Political consultant Eric Jaye, who’s running Supervisor Jane Kim’s campaign for mayor, wouldn’t say whether he likes RCV or not, but he acknowledges that it deprives voters of a one-on-one comparison that existed under the old system.

“It removes that intense runoff where the candidates get vetted and tested by a campaign,” Jaye said, adding that “we’re running under the system we have. It’s not the time to criticize it.”

S.F. mayoral candidates Mark Leno and Jane Kim recently endorsed each other in hopes of winning second-place votes. (Guy Marzorati/KQED)

Jaye’s candidate Kim recently teamed up with former state Sen. Mark Leno, the other leading progressive candidate for mayor, creating a video ad with each saying they support the other as their second-place vote.

With most polls showing Board of Supervisors President London Breed in first place, collecting a large number of second-place votes may be the only way for Kim or Leno to finish first.

It’s a strategy that was used in the Oakland mayor’s race in 2010.

City Supervisors Jean Quan and Rebecca Kaplan teamed up against the favorite — former state Sen. Don Perata — with an “anybody but Don” message. While Perata was on top after all the first-place votes were counted, Quan edged him out 51 to 49 percent after second- and third-choice votes were added.

Perata’s political consultant at the time, John Whitehurst, called it “a travesty,” noting that his candidate won 78 percent of the city’s precincts but ended up losing. He called ranked-choice voting “an injustice.”

Today, Whitehurst — who is not helping any candidate in the San Francisco mayoral election — says RCV tends to create candidates with broader appeal and fewer sharp differences.
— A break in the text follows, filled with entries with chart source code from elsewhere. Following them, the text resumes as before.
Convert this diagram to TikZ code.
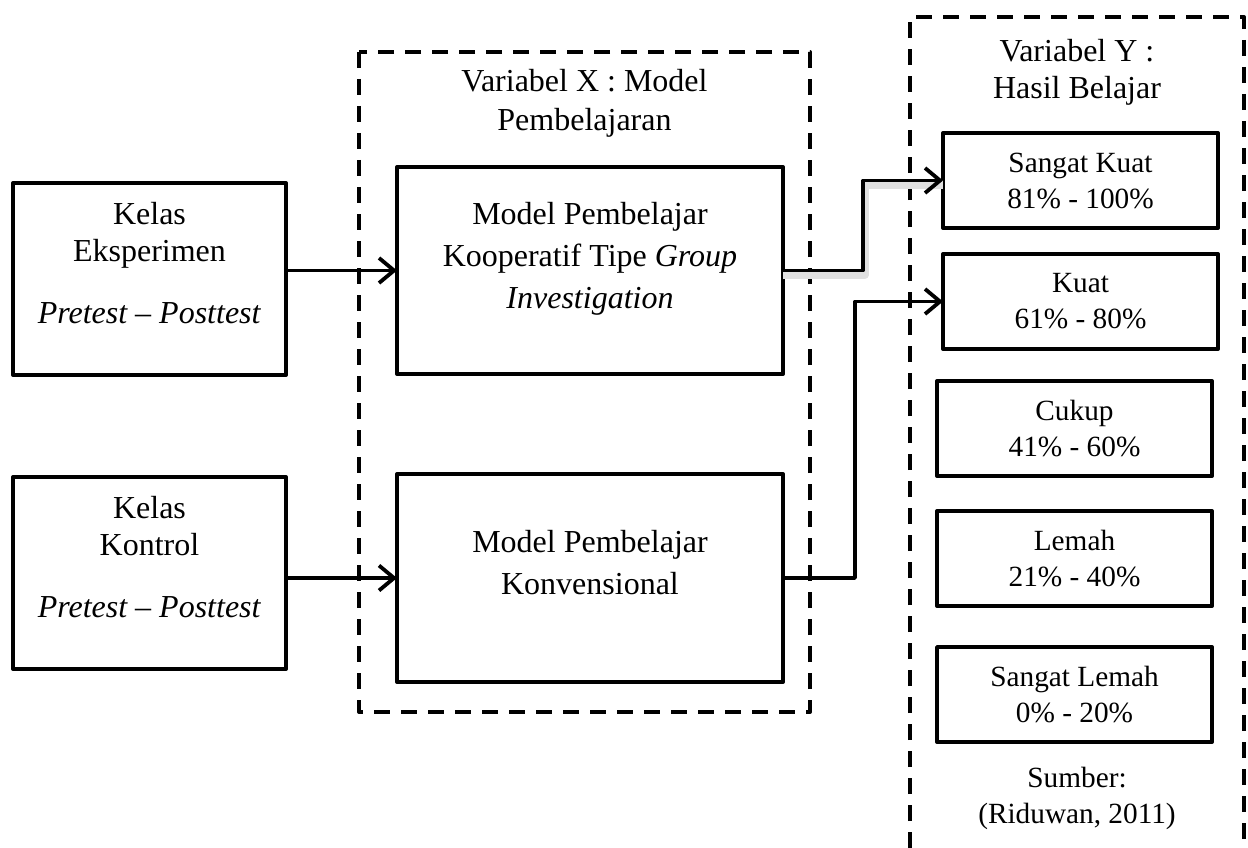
\documentclass[tikz,border=0pt]{standalone}
\usepackage{fontspec}
\setmainfont{Liberation Serif}
\usetikzlibrary{arrows.meta}
\begin{document}
\begin{tikzpicture}[x=1pt,y=-1pt,
  framebox/.style={draw, line width=3.9pt, line join=round, inner sep=0pt, outer sep=0pt},
  leftbox/.style={framebox, minimum width=273pt, minimum height=192pt},
  midbox/.style={framebox, minimum width=386pt, minimum height=207pt},
  catbox/.style={framebox, minimum width=275pt, minimum height=95pt,
    font=\fontsize{29.3}{36}\selectfont, align=center},
  dashframe/.style={draw, line width=3.9pt, dash pattern=on 16pt off 11pt, line join=round},
  txt/.style={inner sep=0pt, align=center, anchor=base},
  conn/.style={line width=3.8pt, line join=round,
    -{Straight Barb[length=15pt, width=25pt, line width=3.8pt]}},
  shade/.style={line width=8pt, black!12, line join=round}
]
\useasboundingbox (0,0) rectangle (1248,848);

% dashed groups
\draw[dashframe] (359,52) rectangle (810,712);
\draw[dashframe] (910,848) -- (910,17) -- (1244,17) -- (1244,848);

% left boxes (text anchored at the baseline of its last line)
\node[leftbox] (eks) at (149.5,279) {};
\node[txt, font=\fontsize{32}{37}\selectfont] (eks-t) at (149.5,323)
  {Kelas\\Eksperimen\\[25pt]\textit{Pretest -- Posttest}};
\node[leftbox] (kon) at (149.5,573) {};
\node[txt, font=\fontsize{32}{37}\selectfont] (kon-t) at (149.5,617)
  {Kelas\\Kontrol\\[25pt]\textit{Pretest -- Posttest}};

% middle group
\node[txt, font=\fontsize{32}{39}\selectfont] (varx) at (584.5,131)
  {Variabel X : Model\\Pembelajaran};
\node[midbox] (gi) at (590,270.5) {};
\node[txt, font=\fontsize{32}{42}\selectfont] (gi-t) at (590,308)
  {Model Pembelajar\\Kooperatif Tipe \textit{Group}\\\textit{Investigation}};
\node[midbox, minimum height=208pt] (konv) at (590,578) {};
\node[txt, font=\fontsize{32}{42}\selectfont] (konv-t) at (590,594)
  {Model Pembelajar\\Konvensional};

% right group
\node[txt, font=\fontsize{32}{37}\selectfont] (vary) at (1077,99)
  {Variabel Y :\\Hasil Belajar};
\node[catbox] (sk) at (1080.5,180.5) {Sangat Kuat\\81\% - 100\%};
\node[catbox] (kuat) at (1080.5,301.5) {Kuat\\61\% - 80\%};
\node[catbox] (cukup) at (1074.5,428.5) {Cukup\\41\% - 60\%};
\node[catbox] (lemah) at (1074.5,558.5) {Lemah\\21\% - 40\%};
\node[catbox] (slemah) at (1074.5,694.5) {Sangat Lemah\\0\% - 20\%};
\node[txt, font=\fontsize{29.3}{36}\selectfont] (src) at (1077,823)
  {Sumber:\\(Riduwan, 2011)};

% connectors
\draw[conn] (eks.east |- gi.west) -- (gi.west);
\draw[conn] (kon.east |- konv.west) -- (konv.west);
\draw[shade] ([yshift=-4pt]gi.east) -- ++(82,0) |- ([yshift=-4pt]sk.west);
\draw[conn] (gi.east) -- ++(80,0) |- (sk.west);
\draw[conn] (konv.east) -- ++(72,0) |- (kuat.west);
\end{tikzpicture}
\end{document}
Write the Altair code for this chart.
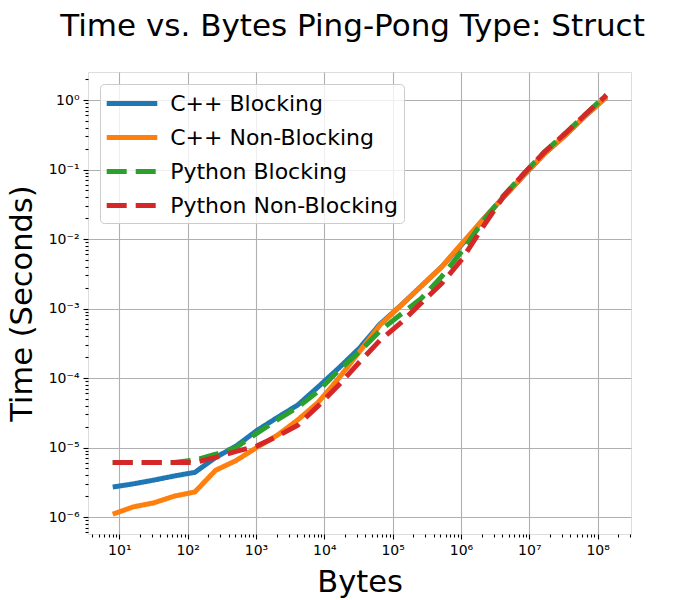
import altair as alt
import pandas as pd

# Message sizes: 2^3 ... 2^27 bytes
bytes_sizes = [8, 16, 32, 64, 128, 256, 512, 1024, 2048, 4096, 8192, 16384, 32768,
               65536, 131072, 262144, 524288, 1048576, 2097152, 4194304, 8388608,
               16777216, 33554432, 67108864, 134217728]

cpp_blocking = [2.7e-6, 3.0e-6, 3.4e-6, 3.9e-6, 4.4e-6, 7.2e-6, 1.05e-5, 1.75e-5,
                2.7e-5, 4.1e-5, 7.5e-5, 1.4e-4, 2.7e-4, 6.0e-4, 1.1e-3, 2.1e-3,
                4.0e-3, 8.5e-3, 1.9e-2, 4.0e-2, 8.3e-2, 0.17, 0.31, 0.60, 1.10]
cpp_nonblocking = [1.1e-6, 1.4e-6, 1.6e-6, 2.0e-6, 2.3e-6, 4.7e-6, 6.5e-6, 1.0e-5,
                   1.5e-5, 2.5e-5, 4.5e-5, 1.0e-4, 2.4e-4, 5.8e-4, 1.1e-3, 2.1e-3,
                   4.0e-3, 8.8e-3, 1.9e-2, 4.0e-2, 8.3e-2, 0.17, 0.31, 0.60, 1.10]
py_blocking = [6.1e-6, 6.1e-6, 6.1e-6, 6.1e-6, 6.6e-6, 8.0e-6, 1.0e-5, 1.6e-5,
               2.5e-5, 3.8e-5, 6.5e-5, 1.3e-4, 2.4e-4, 4.8e-4, 8.2e-4, 1.4e-3,
               2.9e-3, 6.8e-3, 1.8e-2, 4.2e-2, 8.8e-2, 0.18, 0.33, 0.63, 1.19]
py_nonblocking = [6.1e-6, 6.1e-6, 6.1e-6, 6.1e-6, 6.1e-6, 7.2e-6, 8.8e-6, 1.05e-5,
                  1.45e-5, 2.1e-5, 4.0e-5, 8.0e-5, 1.7e-4, 3.5e-4, 6.2e-4, 1.2e-3,
                  2.3e-3, 5.2e-3, 1.5e-2, 4.1e-2, 8.8e-2, 0.18, 0.33, 0.63, 1.17]

series_names = ["C++ Blocking", "C++ Non-Blocking", "Python Blocking", "Python Non-Blocking"]
series_colors = ["#1f77b4", "#ff7f0e", "#2ca02c", "#d62728"]
series_dashes = [[1, 0], [1, 0], [20, 9], [20, 9]]

x_major = [1e1, 1e2, 1e3, 1e4, 1e5, 1e6, 1e7, 1e8]
y_major = [1e-6, 1e-5, 1e-4, 1e-3, 1e-2, 1e-1, 1e0]
x_ticks = [m * 10 ** e for e in range(0, 9) for m in range(1, 10) if 3 <= m * 10 ** e <= 3.1e8]
y_ticks = [m * 10.0 ** e for e in range(-7, 1) for m in range(1, 10) if 5.6e-7 <= m * 10.0 ** e <= 2.5]

rows = []
for name, vals in zip(series_names, [cpp_blocking, cpp_nonblocking, py_blocking, py_nonblocking]):
    for b, t in zip(bytes_sizes, vals):
        rows.append({"Bytes": b, "Time": t, "Series": name})
df = pd.DataFrame(rows)

major_test = "abs(log(datum.value)/LN10 - round(log(datum.value)/LN10)) < 0.001"
label_expr = (major_test + " ? '10' + (datum.value < 1 ? '\u207b' : '') + "
              "['\u2070','\u00b9','\u00b2','\u00b3','\u2074','\u2075','\u2076','\u2077','\u2078','\u2079']"
              "[abs(round(log(datum.value)/LN10))] : ''")

def make_axis(title, values, orient, **kw):
    return alt.Axis(
        title=title, values=values, orient=orient,
        labelExpr=label_expr, labelFont="DejaVu Sans", labelFontSize=14, labelColor="black",
        labelPadding=4, labelFlush=False, labelOverlap=False,
        titleFont="DejaVu Sans", titleFontSize=30.5, titleFontWeight="normal", titleColor="black",
        titleBaseline="alphabetic",
        grid=True, gridColor="#b0b0b0", gridWidth=1.1,
        gridOpacity={"condition": {"test": major_test, "value": 1}, "value": 0},
        tickColor="black", tickWidth=1.1,
        tickSize={"condition": {"test": major_test, "value": 5}, "value": 3},
        domain=False, **kw)

chart = alt.Chart(df).mark_line(strokeWidth=5, clip=True).encode(
    x=alt.X("Bytes:Q",
            scale=alt.Scale(type="log", domain=[3.48, 3.08e8], nice=False),
            axis=make_axis("Bytes", x_ticks, "bottom", titleY=57)),
    y=alt.Y("Time:Q",
            scale=alt.Scale(type="log", domain=[5.7e-7, 2.53], nice=False),
            axis=make_axis("Time (Seconds)", y_ticks, "left", titleX=-57, titleY=231)),
    color=alt.Color("Series:N",
                    scale=alt.Scale(domain=series_names, range=series_colors),
                    legend=alt.Legend(
                        title=None, orient="top-left", offset=12, padding=6,
                        labelFont="DejaVu Sans", labelFontSize=22, labelColor="black",
                        labelLimit=400, labelOffset=24.7, rowPadding=9,
                        symbolType="M-2.3,0H2.3", symbolSize=484, symbolStrokeWidth=5,
                        symbolOffset=12.5,
                        strokeColor="#cccccc", fillColor="rgba(255,255,255,0.8)",
                        cornerRadius=4)),
    strokeDash=alt.StrokeDash("Series:N",
                              scale=alt.Scale(domain=series_names, range=series_dashes),
                              legend=alt.Legend(title=None)),
).properties(
    width=543, height=462,
    title=alt.TitleParams("Time vs. Bytes Ping-Pong Type: Struct", font="DejaVu Sans",
                          fontSize=31, fontWeight="normal", color="black",
                          anchor="middle", dx=-7, dy=25, offset=30, baseline="alphabetic"),
    autosize=alt.AutoSizeParams(type="none"),
    padding={"left": 88, "top": 72, "right": 69, "bottom": 66},
).configure_view(
    stroke="black", strokeWidth=1.1
).configure(background="white")

chart.save("out.html", embed_options={"renderer": "svg", "actions": False})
“I believe that ranked choice voting still does not provide voters with a good, clear choice at the end of an election cycle,” Whitehurst says.

In an effort to win second-place votes, he says the candidates “want to be all things to all people,” adding “there are very few who can explain how the tabulation of ranked choice voting works.”

The name “instant runoff” is a bit of a misnomer.

San Francisco elections chief Arntz says it could be the weekend after the June 5 primary before a winner of the ranked choice voting contest is known.